2 Afscheid van de silo's: Het is onmogelijk iedere kilometer van de digitale grens te bewaken - we weten geeneens waar die ligt. Het vergaren van betrouwbare informatie in deze 'grensbewaking' is echter cruciaal. De overheid zou haar eigen informatieverwerving moeten versterken zodat zij feiten van fictie kan onderscheiden. De inlichtingendienst zullen meer naar buiten moeten treden: afspraken en daadwerkelijke oefeningen met ISP's, elektriciteitsbedrijven, banken, telco's en meer van dat - op een hoger bestuurlijk niveau en minder vrijblijvend dan van de huidige CERT-verbanden.

3 Eenheid van commando: Overheidsdiensten vormen een lappendeken. Ongeacht wat er op dit moment precies aan de hand is, is er een cyberwapenwedloop op til. Daarom is het verstandig duidelijkheid te creëren rond de verantwoordelijkheden en spelers op het digitale slagveld. Unity of command is een absolute vereiste om te kunnen handelen. Internetveiligheid is op dit moment ondergebracht bij EZ, en een beetje bij Justitie en BZK, maar als oorlog in zicht komt ruikt het toch naar de Eerste Hoofdtaak van Defensie. En dat zal dan een volledig nieuw krijgsmachtonderdeel moeten worden, zo eentje die je niet binnen enkele weken uit de grond stampt. Iets als het Amerikaanse Cyber Command, de 8e luchtmacht, dat sinds 2006 operationeel is. Maar wél graag met een bredere scope dan bij onze bondgenoten, die moeten leven met een beperking tot 'militaire systemen'. Je mag alleen groene bitjes aanvallen, hoor! Een dergelijke knieval voor departementale territoriumdrift maakt een Cyber Command gelijk zinloos. Nu zul je zeggen dat die beperking natuurlijk direct van de baan is als er iets aan de hand is... Maar oorlog en vrede zijn nu eenmaal niet gekaderd langs de overzichtelijke lijnen van overheidsdiensten, en kunnen bovendien tegelijkertijd en door elkaar heen bestaan. Dus of je op tijd je scope aangepast hebt en tijdig kunt optreden, is maar afwachten.

De digitale inlichtingendienst die zorg draagt voor deze 'grensbewaking' zal een onderdeel moeten vormen van dit apparaat, en dus ook in het Defensielandschap terechtkomen.

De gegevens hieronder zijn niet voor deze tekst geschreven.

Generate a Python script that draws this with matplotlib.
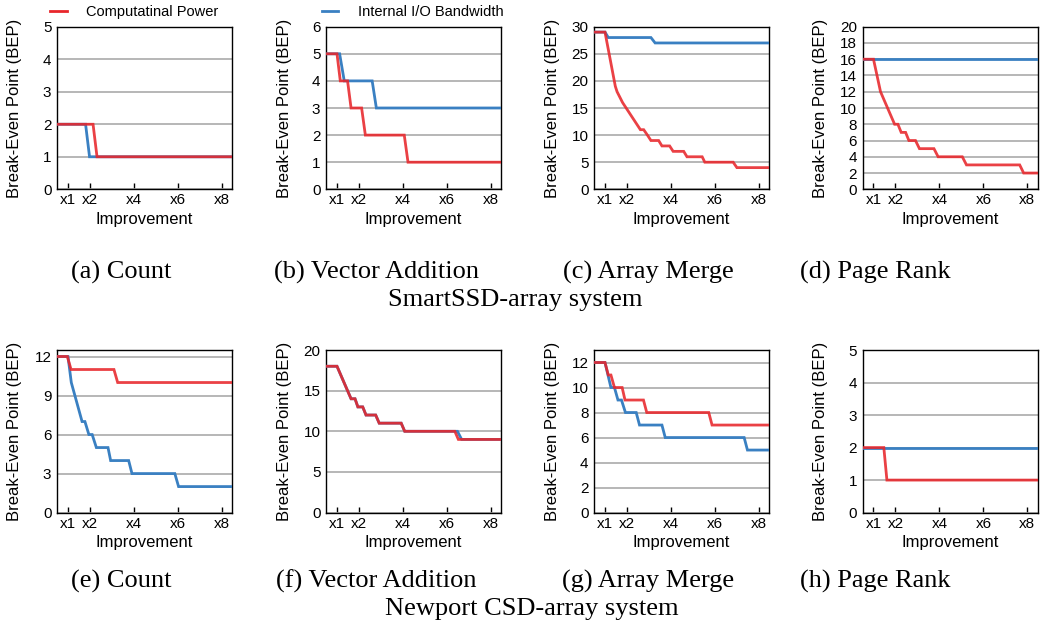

4 Herziening van de best practices: De manier en invulling van defensieve maatregelen zal herzien moeten worden. De huidige best practices zijn opgesteld om bescherming te bieden tegen vandalen en criminelen, waarbij de beveiliging naar binnen is gericht, omdat de meeste aanvallen daarvandaan zouden komen. Aanvallen van buiten zijn eerder puur technisch van aard dan die van binnenuit, dus het accent in security zal verschuiven richting techniek. Omdat de hulpbronnen van de tegenpartij groter zijn of groter worden dan die van de gemiddelde briljante hobbyist al dan niet als lid van een criminele organisatie, zal er zeker een snellere evolutie van aanvalstechnieken optreden. Dit zal de levensduur van onze nog te ontwikkelen best practices onder permanente druk zetten.

5 Primaat van de kennis: Het kunnen acteren in crisissituaties van cyberwar zal minimaal het vermogen tot een tactisch offensief vragen. Het ontplooien van dit vermogen zal een zware wissel trekken op de toch al schaarse expertise bij de overheid en in de markt. Zeker als we terugschrikken voor die briljante Chinese informaticastudenten die onze universiteiten bevolken....

Geavanceerde onvoorspelbare aanvallen kun je alleen met een hoog kennisniveau pareren of - beter nog - omdraaien. Het zal waarschijnlijk niet genoeg zijn om een paar goeie studenten van de Nederlandse Defensieacademie hierop te zetten. Een kweekvijver voor het benodigde talent zal niet eenvoudig zijn - de markt lonkt immers en voor een schaal 10 of 11 Rijksoverheid komt een Security specialist zijn bed niet uit. Een oplossing kan wellicht gezocht worden in het creëren van een mobilisabele strijdkracht - maar niet één van security managers graag, we hebben technische kennis nodig, geen procedures. Het idee van dienstplichtige hackers, net als in China, zal overigens wél even wennen zijn voor de gemiddelde sergeant-majoor. Maar het wordt vast gezellig.